→ **Records from a data collection**:
++++++++++++++++++++

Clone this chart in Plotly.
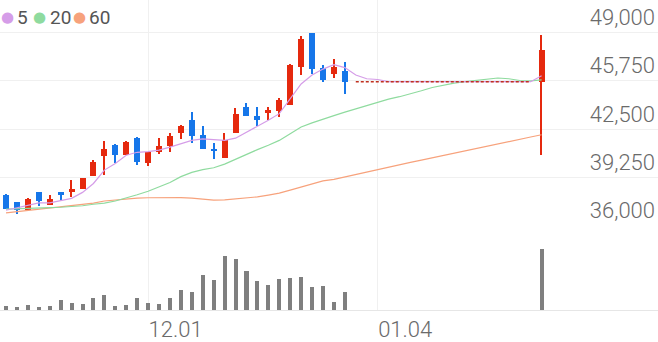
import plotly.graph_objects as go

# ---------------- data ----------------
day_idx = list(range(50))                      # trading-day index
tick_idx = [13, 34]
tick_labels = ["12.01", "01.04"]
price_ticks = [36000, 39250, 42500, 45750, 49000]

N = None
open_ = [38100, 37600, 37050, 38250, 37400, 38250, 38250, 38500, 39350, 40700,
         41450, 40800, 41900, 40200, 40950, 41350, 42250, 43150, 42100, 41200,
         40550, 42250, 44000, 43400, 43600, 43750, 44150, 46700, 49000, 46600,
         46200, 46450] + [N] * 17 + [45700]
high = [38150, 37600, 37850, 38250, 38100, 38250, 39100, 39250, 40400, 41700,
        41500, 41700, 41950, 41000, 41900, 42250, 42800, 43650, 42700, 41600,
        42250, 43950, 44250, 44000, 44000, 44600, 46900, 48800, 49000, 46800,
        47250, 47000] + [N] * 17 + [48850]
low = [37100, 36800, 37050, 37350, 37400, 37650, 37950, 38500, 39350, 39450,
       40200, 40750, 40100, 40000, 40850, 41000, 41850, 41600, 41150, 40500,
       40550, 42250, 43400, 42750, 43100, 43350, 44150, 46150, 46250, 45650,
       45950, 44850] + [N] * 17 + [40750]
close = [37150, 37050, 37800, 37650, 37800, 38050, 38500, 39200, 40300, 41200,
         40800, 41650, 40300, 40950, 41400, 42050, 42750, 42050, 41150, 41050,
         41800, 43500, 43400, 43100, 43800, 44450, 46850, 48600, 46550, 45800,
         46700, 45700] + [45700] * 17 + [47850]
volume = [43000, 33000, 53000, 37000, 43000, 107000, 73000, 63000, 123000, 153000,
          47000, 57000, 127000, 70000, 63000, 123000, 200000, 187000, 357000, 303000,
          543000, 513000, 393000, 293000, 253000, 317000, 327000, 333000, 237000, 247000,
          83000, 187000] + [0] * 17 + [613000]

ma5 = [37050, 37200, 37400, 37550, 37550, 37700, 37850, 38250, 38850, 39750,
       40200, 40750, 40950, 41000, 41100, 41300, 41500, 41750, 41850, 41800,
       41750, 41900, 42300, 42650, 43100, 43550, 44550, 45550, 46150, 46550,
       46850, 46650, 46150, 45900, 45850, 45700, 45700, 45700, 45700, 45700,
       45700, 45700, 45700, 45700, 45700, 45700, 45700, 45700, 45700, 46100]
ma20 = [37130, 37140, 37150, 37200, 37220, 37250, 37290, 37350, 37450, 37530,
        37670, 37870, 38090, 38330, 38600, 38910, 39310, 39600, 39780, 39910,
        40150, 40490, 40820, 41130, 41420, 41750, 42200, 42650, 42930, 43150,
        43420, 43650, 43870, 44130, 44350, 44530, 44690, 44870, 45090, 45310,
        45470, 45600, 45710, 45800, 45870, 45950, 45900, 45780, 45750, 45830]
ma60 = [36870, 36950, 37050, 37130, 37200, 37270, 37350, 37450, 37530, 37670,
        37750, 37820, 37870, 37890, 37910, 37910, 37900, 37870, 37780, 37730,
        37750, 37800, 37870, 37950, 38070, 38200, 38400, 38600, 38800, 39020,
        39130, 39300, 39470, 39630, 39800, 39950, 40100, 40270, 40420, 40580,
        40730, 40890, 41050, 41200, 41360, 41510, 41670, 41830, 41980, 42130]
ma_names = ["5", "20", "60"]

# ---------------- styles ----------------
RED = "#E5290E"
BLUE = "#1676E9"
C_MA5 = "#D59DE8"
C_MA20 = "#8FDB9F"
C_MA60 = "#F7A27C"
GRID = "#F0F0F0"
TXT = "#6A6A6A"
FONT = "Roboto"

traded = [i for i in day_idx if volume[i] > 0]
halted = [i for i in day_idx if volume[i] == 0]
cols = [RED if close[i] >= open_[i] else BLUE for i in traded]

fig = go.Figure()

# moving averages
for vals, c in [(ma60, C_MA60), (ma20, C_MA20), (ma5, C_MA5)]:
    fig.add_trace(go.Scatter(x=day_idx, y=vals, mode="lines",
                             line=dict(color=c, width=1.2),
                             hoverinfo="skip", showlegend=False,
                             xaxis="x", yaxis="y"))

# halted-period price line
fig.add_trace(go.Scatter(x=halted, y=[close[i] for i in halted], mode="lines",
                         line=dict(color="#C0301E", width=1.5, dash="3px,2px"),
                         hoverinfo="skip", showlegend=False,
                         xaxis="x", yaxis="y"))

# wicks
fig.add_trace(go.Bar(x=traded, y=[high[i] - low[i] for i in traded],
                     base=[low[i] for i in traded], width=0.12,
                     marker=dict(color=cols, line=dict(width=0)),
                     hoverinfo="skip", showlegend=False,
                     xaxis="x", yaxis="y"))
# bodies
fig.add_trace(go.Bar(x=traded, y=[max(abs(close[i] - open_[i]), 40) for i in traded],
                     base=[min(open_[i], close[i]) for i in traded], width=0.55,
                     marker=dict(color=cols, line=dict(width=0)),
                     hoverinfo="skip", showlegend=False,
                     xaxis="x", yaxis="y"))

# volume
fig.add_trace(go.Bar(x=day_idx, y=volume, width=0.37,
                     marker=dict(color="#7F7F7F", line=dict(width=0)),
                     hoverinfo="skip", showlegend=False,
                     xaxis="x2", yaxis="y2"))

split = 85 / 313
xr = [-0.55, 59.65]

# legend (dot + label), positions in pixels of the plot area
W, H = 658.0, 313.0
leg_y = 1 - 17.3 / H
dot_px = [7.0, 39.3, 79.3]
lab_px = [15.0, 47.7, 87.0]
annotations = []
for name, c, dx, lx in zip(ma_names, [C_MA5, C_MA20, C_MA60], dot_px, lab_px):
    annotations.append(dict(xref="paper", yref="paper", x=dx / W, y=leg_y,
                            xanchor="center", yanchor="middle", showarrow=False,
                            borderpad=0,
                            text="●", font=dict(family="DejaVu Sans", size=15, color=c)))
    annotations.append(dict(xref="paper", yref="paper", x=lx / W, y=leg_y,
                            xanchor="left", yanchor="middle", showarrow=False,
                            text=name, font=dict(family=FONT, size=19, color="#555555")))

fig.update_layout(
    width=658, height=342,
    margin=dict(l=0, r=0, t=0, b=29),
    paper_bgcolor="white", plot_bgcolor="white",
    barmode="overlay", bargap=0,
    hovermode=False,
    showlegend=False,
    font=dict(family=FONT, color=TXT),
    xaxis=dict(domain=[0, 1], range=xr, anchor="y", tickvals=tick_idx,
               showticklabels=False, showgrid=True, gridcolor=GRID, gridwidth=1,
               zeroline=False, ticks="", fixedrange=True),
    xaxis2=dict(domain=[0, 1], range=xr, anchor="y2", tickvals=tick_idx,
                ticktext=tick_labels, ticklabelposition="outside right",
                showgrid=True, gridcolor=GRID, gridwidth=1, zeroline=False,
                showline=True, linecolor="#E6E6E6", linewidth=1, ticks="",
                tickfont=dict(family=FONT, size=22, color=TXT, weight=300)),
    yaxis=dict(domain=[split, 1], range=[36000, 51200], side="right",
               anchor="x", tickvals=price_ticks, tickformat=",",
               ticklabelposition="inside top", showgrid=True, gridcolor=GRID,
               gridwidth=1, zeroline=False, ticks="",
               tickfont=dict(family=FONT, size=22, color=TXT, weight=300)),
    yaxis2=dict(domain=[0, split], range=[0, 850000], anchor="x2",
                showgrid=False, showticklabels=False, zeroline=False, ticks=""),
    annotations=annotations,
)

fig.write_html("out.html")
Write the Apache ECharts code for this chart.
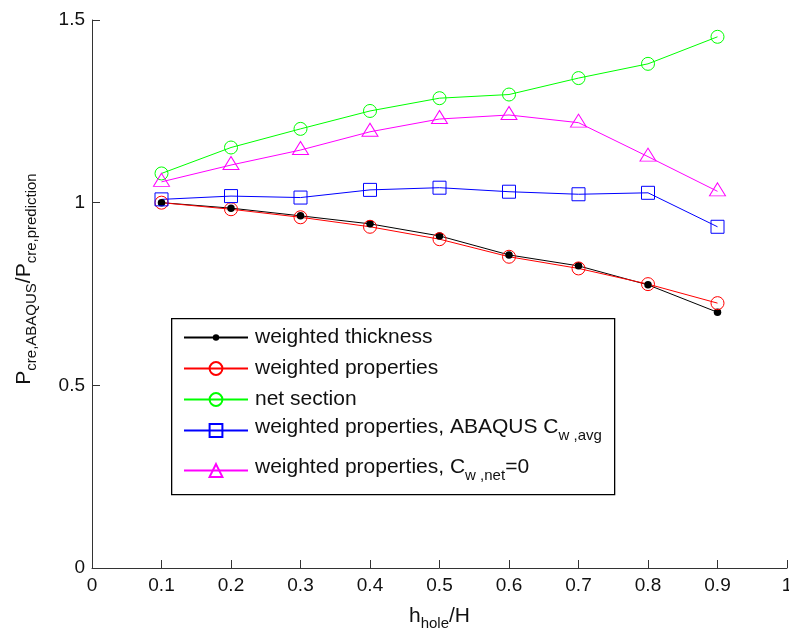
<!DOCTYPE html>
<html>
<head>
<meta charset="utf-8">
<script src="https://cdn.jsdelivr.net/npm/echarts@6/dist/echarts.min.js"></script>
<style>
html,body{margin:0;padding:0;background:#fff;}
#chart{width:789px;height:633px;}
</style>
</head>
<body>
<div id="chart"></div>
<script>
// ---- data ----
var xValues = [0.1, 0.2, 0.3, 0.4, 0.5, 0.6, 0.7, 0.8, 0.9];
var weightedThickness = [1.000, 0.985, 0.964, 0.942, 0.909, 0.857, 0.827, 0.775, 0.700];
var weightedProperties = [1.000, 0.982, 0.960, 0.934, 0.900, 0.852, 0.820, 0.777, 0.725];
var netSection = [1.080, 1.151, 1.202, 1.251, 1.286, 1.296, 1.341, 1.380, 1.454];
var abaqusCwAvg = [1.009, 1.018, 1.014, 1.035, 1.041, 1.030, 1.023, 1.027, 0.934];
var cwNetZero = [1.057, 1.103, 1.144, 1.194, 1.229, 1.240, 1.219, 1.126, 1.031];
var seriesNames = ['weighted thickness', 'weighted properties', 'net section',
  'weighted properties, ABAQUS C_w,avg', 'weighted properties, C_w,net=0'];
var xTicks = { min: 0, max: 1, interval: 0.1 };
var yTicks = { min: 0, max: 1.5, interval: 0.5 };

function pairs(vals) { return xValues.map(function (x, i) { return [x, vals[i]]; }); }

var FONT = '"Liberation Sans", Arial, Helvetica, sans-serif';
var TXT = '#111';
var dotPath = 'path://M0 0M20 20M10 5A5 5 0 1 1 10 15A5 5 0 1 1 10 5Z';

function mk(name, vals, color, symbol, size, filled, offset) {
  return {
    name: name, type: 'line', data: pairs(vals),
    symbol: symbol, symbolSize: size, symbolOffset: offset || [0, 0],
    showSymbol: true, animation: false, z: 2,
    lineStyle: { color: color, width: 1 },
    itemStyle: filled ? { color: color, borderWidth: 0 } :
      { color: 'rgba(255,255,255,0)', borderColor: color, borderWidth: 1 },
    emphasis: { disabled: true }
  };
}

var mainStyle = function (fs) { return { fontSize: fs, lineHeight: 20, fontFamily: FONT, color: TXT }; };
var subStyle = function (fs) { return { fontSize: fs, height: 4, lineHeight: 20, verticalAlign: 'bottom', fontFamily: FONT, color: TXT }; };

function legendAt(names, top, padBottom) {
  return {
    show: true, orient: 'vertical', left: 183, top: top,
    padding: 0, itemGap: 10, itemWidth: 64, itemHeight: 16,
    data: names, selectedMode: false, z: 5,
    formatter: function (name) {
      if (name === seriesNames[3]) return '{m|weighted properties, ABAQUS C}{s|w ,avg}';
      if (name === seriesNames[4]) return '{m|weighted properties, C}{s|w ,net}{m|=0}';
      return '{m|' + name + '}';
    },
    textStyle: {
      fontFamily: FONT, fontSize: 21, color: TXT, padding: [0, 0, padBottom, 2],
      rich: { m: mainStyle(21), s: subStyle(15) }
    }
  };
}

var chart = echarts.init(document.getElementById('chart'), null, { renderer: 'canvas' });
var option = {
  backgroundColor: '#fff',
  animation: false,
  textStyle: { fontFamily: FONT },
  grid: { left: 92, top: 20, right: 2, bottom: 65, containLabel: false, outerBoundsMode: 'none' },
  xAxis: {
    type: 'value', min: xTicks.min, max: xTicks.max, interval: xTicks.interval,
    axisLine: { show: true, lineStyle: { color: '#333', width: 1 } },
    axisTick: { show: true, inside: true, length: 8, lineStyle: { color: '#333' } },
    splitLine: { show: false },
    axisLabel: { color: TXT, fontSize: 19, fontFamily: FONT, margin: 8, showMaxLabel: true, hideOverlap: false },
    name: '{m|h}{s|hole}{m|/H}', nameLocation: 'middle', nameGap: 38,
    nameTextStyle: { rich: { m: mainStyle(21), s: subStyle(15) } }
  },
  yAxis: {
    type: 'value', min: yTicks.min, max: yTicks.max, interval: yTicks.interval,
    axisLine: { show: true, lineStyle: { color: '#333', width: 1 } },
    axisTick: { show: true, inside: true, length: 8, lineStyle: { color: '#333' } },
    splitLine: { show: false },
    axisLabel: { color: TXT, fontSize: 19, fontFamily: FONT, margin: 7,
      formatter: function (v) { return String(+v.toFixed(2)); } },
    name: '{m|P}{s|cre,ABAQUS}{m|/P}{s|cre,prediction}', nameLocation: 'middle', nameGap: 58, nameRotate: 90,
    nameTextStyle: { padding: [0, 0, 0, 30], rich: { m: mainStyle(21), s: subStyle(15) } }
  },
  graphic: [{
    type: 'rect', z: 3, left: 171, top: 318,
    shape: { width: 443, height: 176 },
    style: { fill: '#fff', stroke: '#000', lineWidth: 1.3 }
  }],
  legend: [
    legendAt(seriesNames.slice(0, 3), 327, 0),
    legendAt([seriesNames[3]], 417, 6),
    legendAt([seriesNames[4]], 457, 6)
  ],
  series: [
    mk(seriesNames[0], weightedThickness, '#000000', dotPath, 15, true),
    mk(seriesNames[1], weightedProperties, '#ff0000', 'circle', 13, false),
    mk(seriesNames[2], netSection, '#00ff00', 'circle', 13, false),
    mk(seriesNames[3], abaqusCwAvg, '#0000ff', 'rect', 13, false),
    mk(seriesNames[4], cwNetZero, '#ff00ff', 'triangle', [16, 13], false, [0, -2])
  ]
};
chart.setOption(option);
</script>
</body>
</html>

++++++++++++++++++++

→ **PROBLEM DETAILS**: Output nothing except the lines from the one containing "Write the Apache ECharts code for this chart." through the one containing "var subStyle = function", both kept, with the pictures removed.

→ **THE ANSWER**:
Write the Apache ECharts code for this chart.
<!DOCTYPE html>
<html>
<head>
<meta charset="utf-8">
<script src="https://cdn.jsdelivr.net/npm/echarts@6/dist/echarts.min.js"></script>
<style>
html,body{margin:0;padding:0;background:#fff;}
#chart{width:789px;height:633px;}
</style>
</head>
<body>
<div id="chart"></div>
<script>
// ---- data ----
var xValues = [0.1, 0.2, 0.3, 0.4, 0.5, 0.6, 0.7, 0.8, 0.9];
var weightedThickness = [1.000, 0.985, 0.964, 0.942, 0.909, 0.857, 0.827, 0.775, 0.700];
var weightedProperties = [1.000, 0.982, 0.960, 0.934, 0.900, 0.852, 0.820, 0.777, 0.725];
var netSection = [1.080, 1.151, 1.202, 1.251, 1.286, 1.296, 1.341, 1.380, 1.454];
var abaqusCwAvg = [1.009, 1.018, 1.014, 1.035, 1.041, 1.030, 1.023, 1.027, 0.934];
var cwNetZero = [1.057, 1.103, 1.144, 1.194, 1.229, 1.240, 1.219, 1.126, 1.031];
var seriesNames = ['weighted thickness', 'weighted properties', 'net section',
  'weighted properties, ABAQUS C_w,avg', 'weighted properties, C_w,net=0'];
var xTicks = { min: 0, max: 1, interval: 0.1 };
var yTicks = { min: 0, max: 1.5, interval: 0.5 };

function pairs(vals) { return xValues.map(function (x, i) { return [x, vals[i]]; }); }

var FONT = '"Liberation Sans", Arial, Helvetica, sans-serif';
var TXT = '#111';
var dotPath = 'path://M0 0M20 20M10 5A5 5 0 1 1 10 15A5 5 0 1 1 10 5Z';

function mk(name, vals, color, symbol, size, filled, offset) {
  return {
    name: name, type: 'line', data: pairs(vals),
    symbol: symbol, symbolSize: size, symbolOffset: offset || [0, 0],
    showSymbol: true, animation: false, z: 2,
    lineStyle: { color: color, width: 1 },
    itemStyle: filled ? { color: color, borderWidth: 0 } :
      { color: 'rgba(255,255,255,0)', borderColor: color, borderWidth: 1 },
    emphasis: { disabled: true }
  };
}

var mainStyle = function (fs) { return { fontSize: fs, lineHeight: 20, fontFamily: FONT, color: TXT }; };
var subStyle = function (fs) { return { fontSize: fs, height: 4, lineHeight: 20, verticalAlign: 'bottom', fontFamily: FONT, color: TXT }; };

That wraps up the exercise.